Nieufni, podejrzliwi
Raz oszukani, teraz chcą szybkiego terminu rozprawy apelacyjnej. Są zadłużeni: średnio na 2 do 4 tysięcy Zaległe pensje od 13 października do 30 listopada to około 1600-1700 zł. I takie pieniądze na razie pozwoliłyby im związać koniec z końcem: poopłacać czynsze, rachunki, raty.
Wyliczają, że syndyk jest im winien (wszystkie należności) od 11 tysięcy zł (tym z krótszym stażem) do 15 tys. zł.
Nie mogą pojąć, że naprawdę nie było możliwe znalezienie - a konto - pieniędzy dla nich, które by, po otrzymaniu należnych świadczeń, zwrócili. Nikt nie odpowie dziś na pytanie, skąd mają wziąć pieniądze na życie "niczyi" pracownicy, porzuceni przez obu pracodawców, po sprzedaży zakładu.
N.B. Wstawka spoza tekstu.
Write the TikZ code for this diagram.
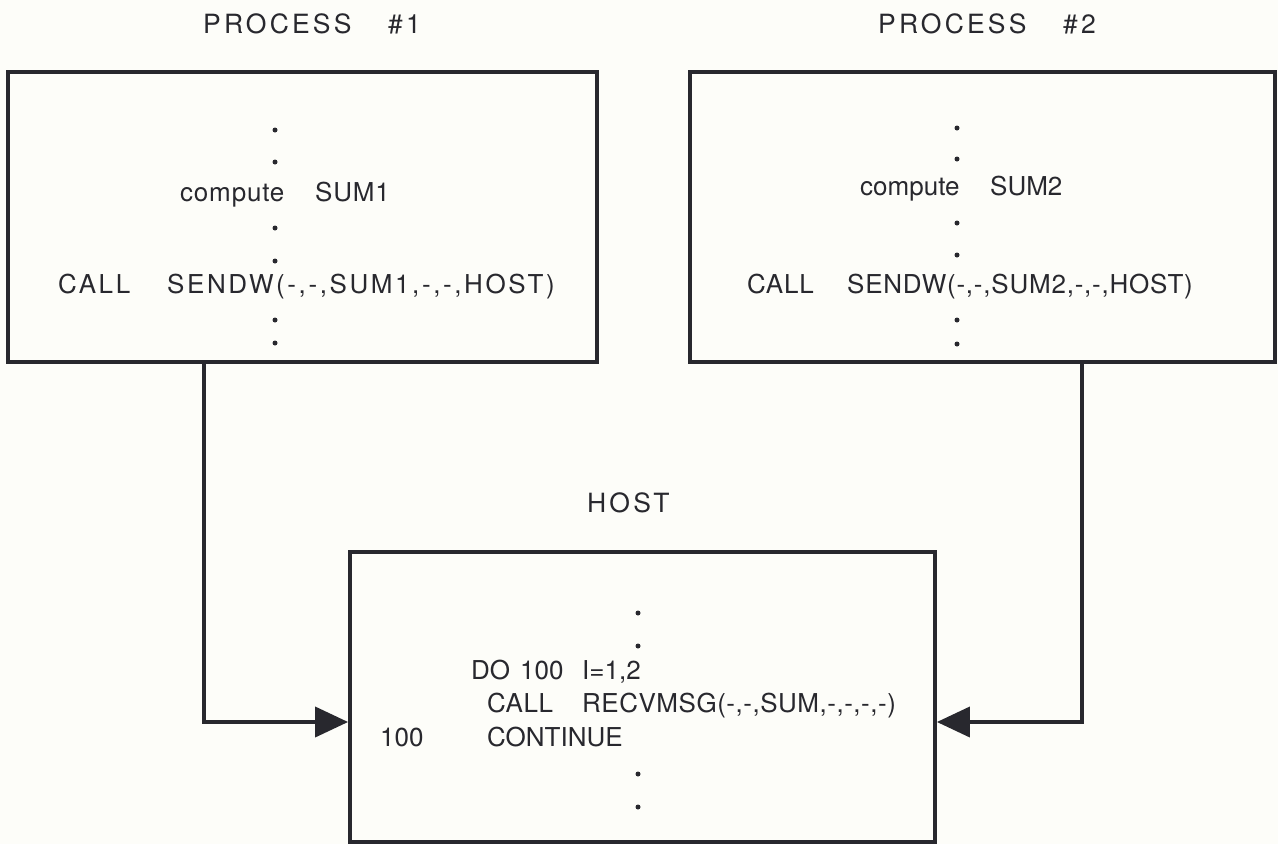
\documentclass[tikz,border=0pt]{standalone}
\usepackage{fontspec}
\setmainfont{TeX Gyre Heros}
\usetikzlibrary{arrows.meta}
\definecolor{paper}{RGB}{253,253,249}
\definecolor{ink}{RGB}{40,40,46}
\newcommand\lsp[2]{{\addfontfeature{LetterSpace=#1}#2}}
\tikzset{
  box/.style={draw=ink, line width=3.8pt, fill=none, inner sep=0pt},
  txt/.style={anchor=base west, inner sep=0pt, text=ink, font=\fontsize{26}{30}\selectfont},
  ttl/.style={anchor=base west, inner sep=0pt, text=ink, font=\fontsize{26.5}{30}\selectfont},
  conn/.style={draw=ink, line width=3.8pt, -{Triangle[length=33pt,width=30pt]}},
  dot/.style={fill=ink}
}
\begin{document}
\begin{tikzpicture}[x=1pt,y=-1pt]
\fill[paper] (0,0) rectangle (1278,844);
\useasboundingbox (0,0) rectangle (1278,844);
% titles
\node[ttl] (t1) at (203,33) {\lsp{12}{\makebox[185pt][l]{PROCESS}\#1}};
\node[ttl] (t2) at (878,33) {\lsp{12}{\makebox[185pt][l]{PROCESS}\#2}};
\node[ttl] (t3) at (587,512) {\lsp{12}{HOST}};
% boxes
\node[box, minimum width=589pt, minimum height=290pt] (p1) at (302.5,217) {};
\node[box, minimum width=585pt, minimum height=290pt] (p2) at (982.5,217) {};
\node[box, minimum width=585pt, minimum height=290pt] (h) at (642.5,697) {};
% box 1 text
\foreach \yy in {130,162,228,261,320,343} \fill[dot] (275,\yy) circle (2.5pt);
\node[txt] (c1) at (180,201) {\lsp{3}{\makebox[135pt][l]{compute}SUM1}};
\node[txt] (s1) at (58,293) {\lsp{10}{\makebox[109pt][l]{CALL}SENDW(-,-,SUM1,-,-,HOST)}};
% box 2 text
\foreach \yy in {128,159,223,255,320,344} \fill[dot] (957,\yy) circle (2.5pt);
\node[txt] (c2) at (860,195) {\makebox[130pt][l]{compute}SUM2};
\node[txt] (s2) at (747,293) {\lsp{3}{\makebox[100pt][l]{CALL}SENDW(-,-,SUM2,-,-,HOST)}};
% host text
\foreach \yy in {613,646,774,807} \fill[dot] (638,\yy) circle (2.5pt);
\node[txt] (d1) at (471,679) {\makebox[49pt][l]{DO}\makebox[62pt][l]{100}I=1,2};
\node[txt] (d2) at (487,712) {\lsp{2}{\makebox[95pt][l]{CALL}RECVMSG(-,-,SUM,-,-,-,-)}};
\node[txt] (d3) at (380,746) {\makebox[107pt][l]{100}CONTINUE};
% connectors
\coordinate (x1) at (204,722);
\coordinate (x2) at (1082,722);
\draw[conn] (p1.south -| x1) |- (h.west |- x1);
\draw[conn] (p2.south -| x2) |- (h.east |- x2);
\end{tikzpicture}
\end{document}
Kto da głowę, że to się gdzieś nie powtórzy?
Zapowiadają: - Nie pójdziemy do prac interwencyjnych, co proponowali prezydent, wojewoda, Powiatowy Urząd Pracy. Nie boimy się ciężkiej pracy. Jesteśmy twardzi. Odlewnia hartuje. Ale to prowizoryczne rozwiązanie: nie wiadomo jakie prace, na jak długo, co będzie później. Może znów próbuje się nas wykołować.